On the tennis court, Devvarman was India’s top singles player for years. He was a Davis Cup mainstay and the only Indian, in this century, to reach two ATP Tour singles finals (losing the 2009 Chennai Open to Marin Cilic and 2011 Johannesburg Open to Kevin Anderson – both former top 10 players). He was a highly disciplined tennis player, a tireless runner who was ready to delve into a slugfest – in 2015, he battled for three hours and 31 minutes to win the Winnetka Challenger in what then became the record for longest Challenger final. That record was broken on March 5, 2023, in Pau France.
Now, he’s already taken his first big step in another field. One that can be just as unforgiving as a tennis court, but just as rewarding.

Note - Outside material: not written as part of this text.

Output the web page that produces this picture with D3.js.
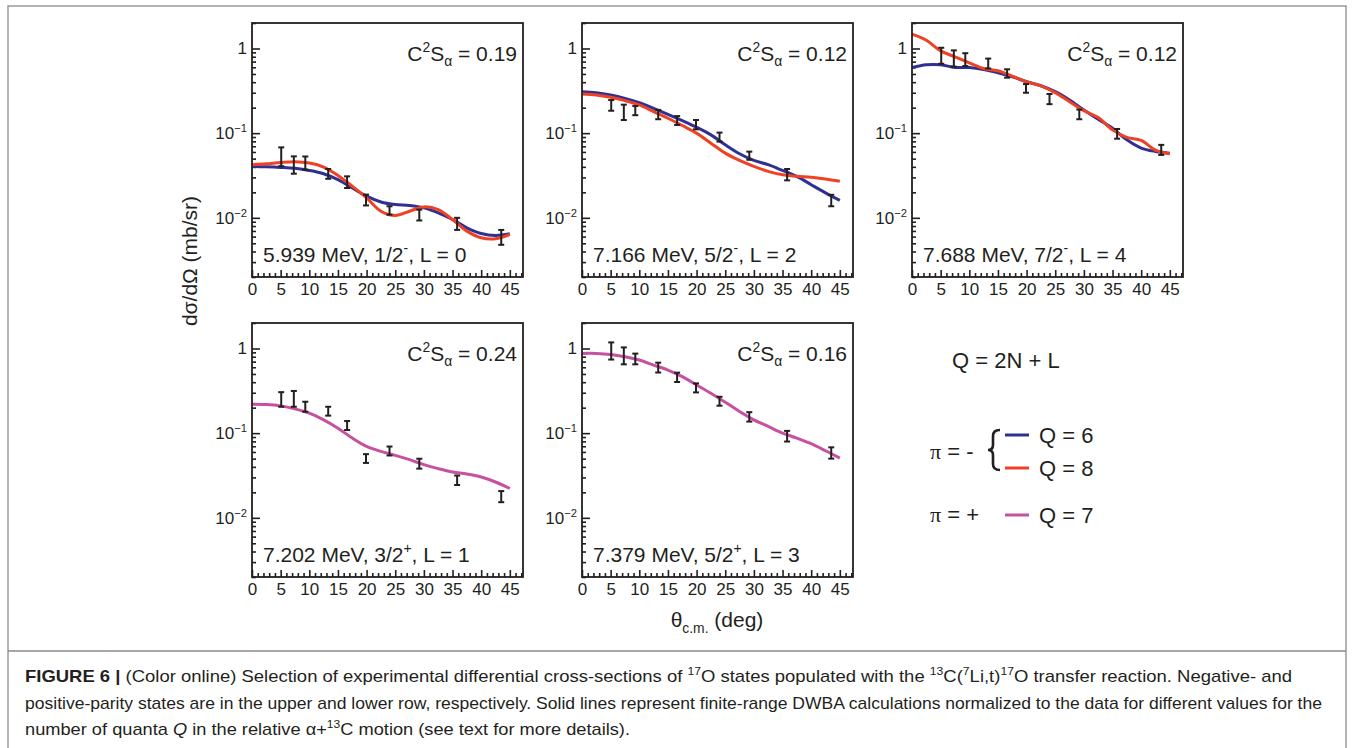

Yet he’s staying humble in his expectations.
“Right now, building a house from scratch, while laying the foundations, my only hope is that people coming into the house have a pleasant experience. And that’s good enough,” he added.
“If I was a good use of other people’s time, that would be fair enough for me.”
It’s been a while since he was last seen gliding around court in a professional match. Now he hopes his voice can reverberate through his music.
With reporting inputs from Samreen Razzaqui.